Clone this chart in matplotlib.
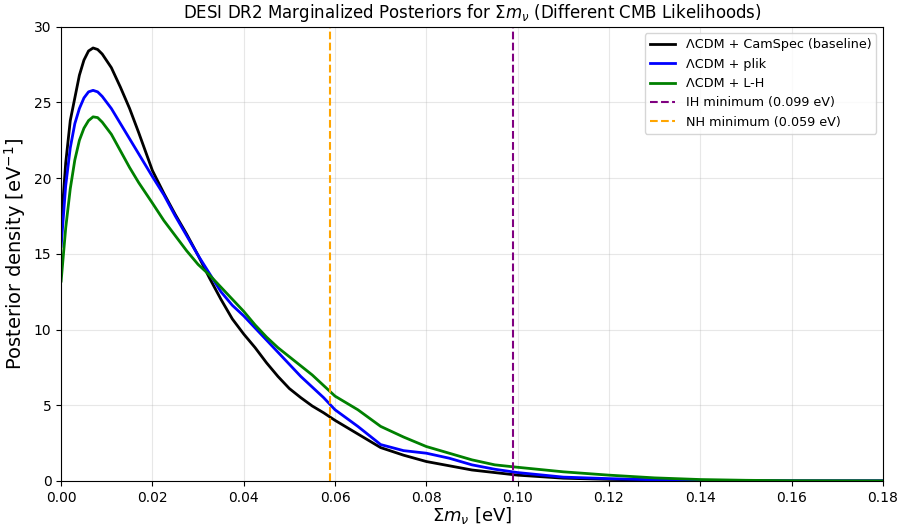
import numpy as np
import matplotlib
matplotlib.use("Agg")
import matplotlib.pyplot as plt

# Valores (Σmν en eV, densidad posterior en 1/eV)
mnu = [0.0, 0.001, 0.002, 0.003, 0.004, 0.005, 0.006, 0.007, 0.008, 0.009,
       0.011, 0.013, 0.015, 0.017, 0.02, 0.0225, 0.025, 0.0275, 0.03, 0.0325,
       0.035, 0.0375, 0.04, 0.0425, 0.045, 0.0475, 0.05, 0.0525, 0.055, 0.0575,
       0.06, 0.065, 0.07, 0.075, 0.08, 0.085, 0.09, 0.095, 0.1, 0.11,
       0.12, 0.13, 0.14, 0.15, 0.16, 0.18]

camspec = [16.8, 21.0, 23.8, 25.3, 26.8, 27.8, 28.4, 28.6, 28.5, 28.2,
           27.3, 26.0, 24.6, 23.0, 20.5, 19.0, 17.6, 16.3, 14.9, 13.4,
           12.0, 10.7, 9.7, 8.8, 7.8, 6.9, 6.1, 5.5, 4.95, 4.5,
           4.0, 3.1, 2.2, 1.7, 1.28, 1.0, 0.72, 0.55, 0.38, 0.18,
           0.1, 0.05, 0.02, 0.01, 0.0, 0.0]

plik = [15.5, 19.5, 22.0, 23.6, 24.6, 25.3, 25.7, 25.8, 25.7, 25.4,
        24.6, 23.6, 22.6, 21.6, 20.1, 18.9, 17.5, 16.2, 14.9, 13.7,
        12.5, 11.6, 10.9, 10.1, 9.3, 8.5, 7.7, 6.9, 6.2, 5.5,
        4.7, 3.6, 2.4, 2.0, 1.83, 1.5, 1.06, 0.77, 0.55, 0.25,
        0.15, 0.07, 0.03, 0.01, 0.0, 0.0]

lh = [13.2, 16.7, 19.3, 21.2, 22.5, 23.3, 23.8, 24.05, 24.0, 23.7,
      22.9, 21.8, 20.7, 19.7, 18.35, 17.2, 16.2, 15.2, 14.3, 13.6,
      12.8, 12.0, 11.2, 10.3, 9.5, 8.8, 8.2, 7.6, 7.0, 6.3,
      5.6, 4.7, 3.6, 2.9, 2.27, 1.83, 1.39, 1.06, 0.9, 0.6,
      0.38, 0.2, 0.09, 0.04, 0.01, 0.0]

ih_min = 0.099
nh_min = 0.059

fig, ax = plt.subplots(figsize=(8.99, 5.25), dpi=100)
fig.subplots_adjust(left=0.068, right=0.982, top=0.949, bottom=0.084)

ax.plot(mnu, camspec, color='black', lw=2, label='ΛCDM + CamSpec (baseline)')
ax.plot(mnu, plik, color='blue', lw=2, label='ΛCDM + plik')
ax.plot(mnu, lh, color='green', lw=2, label='ΛCDM + L-H')
ax.axvline(ih_min, color='purple', ls='--', lw=1.5, label=f'IH minimum ({ih_min} eV)')
ax.axvline(nh_min, color='orange', ls='--', lw=1.5, label=f'NH minimum ({nh_min} eV)')

ax.set_xlim(0, 0.18)
ax.set_ylim(0, 30)
ax.set_xlabel(r'$\Sigma m_\nu$ [eV]', fontsize=13, labelpad=0)
ax.set_ylabel(r'Posterior density [eV$^{-1}$]', fontsize=14)
ax.set_title(r'DESI DR2 Marginalized Posteriors for $\Sigma m_\nu$ (Different CMB Likelihoods)', fontsize=12)
ax.grid(True, alpha=0.3)
ax.legend(loc='upper right', fontsize=9.2)

fig.savefig("out.png", dpi=100)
■ ■ ■
Set the data above down again exactly as given, with no pictures.

Clone this chart in matplotlib.
import numpy as np
import matplotlib
matplotlib.use("Agg")
import matplotlib.pyplot as plt

# Valores (Σmν en eV, densidad posterior en 1/eV)
mnu = [0.0, 0.001, 0.002, 0.003, 0.004, 0.005, 0.006, 0.007, 0.008, 0.009,
       0.011, 0.013, 0.015, 0.017, 0.02, 0.0225, 0.025, 0.0275, 0.03, 0.0325,
       0.035, 0.0375, 0.04, 0.0425, 0.045, 0.0475, 0.05, 0.0525, 0.055, 0.0575,
       0.06, 0.065, 0.07, 0.075, 0.08, 0.085, 0.09, 0.095, 0.1, 0.11,
       0.12, 0.13, 0.14, 0.15, 0.16, 0.18]

camspec = [16.8, 21.0, 23.8, 25.3, 26.8, 27.8, 28.4, 28.6, 28.5, 28.2,
           27.3, 26.0, 24.6, 23.0, 20.5, 19.0, 17.6, 16.3, 14.9, 13.4,
           12.0, 10.7, 9.7, 8.8, 7.8, 6.9, 6.1, 5.5, 4.95, 4.5,
           4.0, 3.1, 2.2, 1.7, 1.28, 1.0, 0.72, 0.55, 0.38, 0.18,
           0.1, 0.05, 0.02, 0.01, 0.0, 0.0]

plik = [15.5, 19.5, 22.0, 23.6, 24.6, 25.3, 25.7, 25.8, 25.7, 25.4,
        24.6, 23.6, 22.6, 21.6, 20.1, 18.9, 17.5, 16.2, 14.9, 13.7,
        12.5, 11.6, 10.9, 10.1, 9.3, 8.5, 7.7, 6.9, 6.2, 5.5,
        4.7, 3.6, 2.4, 2.0, 1.83, 1.5, 1.06, 0.77, 0.55, 0.25,
        0.15, 0.07, 0.03, 0.01, 0.0, 0.0]

lh = [13.2, 16.7, 19.3, 21.2, 22.5, 23.3, 23.8, 24.05, 24.0, 23.7,
      22.9, 21.8, 20.7, 19.7, 18.35, 17.2, 16.2, 15.2, 14.3, 13.6,
      12.8, 12.0, 11.2, 10.3, 9.5, 8.8, 8.2, 7.6, 7.0, 6.3,
      5.6, 4.7, 3.6, 2.9, 2.27, 1.83, 1.39, 1.06, 0.9, 0.6,
      0.38, 0.2, 0.09, 0.04, 0.01, 0.0]

ih_min = 0.099
nh_min = 0.059

fig, ax = plt.subplots(figsize=(8.99, 5.25), dpi=100)
fig.subplots_adjust(left=0.068, right=0.982, top=0.949, bottom=0.084)

ax.plot(mnu, camspec, color='black', lw=2, label='ΛCDM + CamSpec (baseline)')
ax.plot(mnu, plik, color='blue', lw=2, label='ΛCDM + plik')
ax.plot(mnu, lh, color='green', lw=2, label='ΛCDM + L-H')
ax.axvline(ih_min, color='purple', ls='--', lw=1.5, label=f'IH minimum ({ih_min} eV)')
ax.axvline(nh_min, color='orange', ls='--', lw=1.5, label=f'NH minimum ({nh_min} eV)')

ax.set_xlim(0, 0.18)
ax.set_ylim(0, 30)
ax.set_xlabel(r'$\Sigma m_\nu$ [eV]', fontsize=13, labelpad=0)
ax.set_ylabel(r'Posterior density [eV$^{-1}$]', fontsize=14)
ax.set_title(r'DESI DR2 Marginalized Posteriors for $\Sigma m_\nu$ (Different CMB Likelihoods)', fontsize=12)
ax.grid(True, alpha=0.3)
ax.legend(loc='upper right', fontsize=9.2)

fig.savefig("out.png", dpi=100)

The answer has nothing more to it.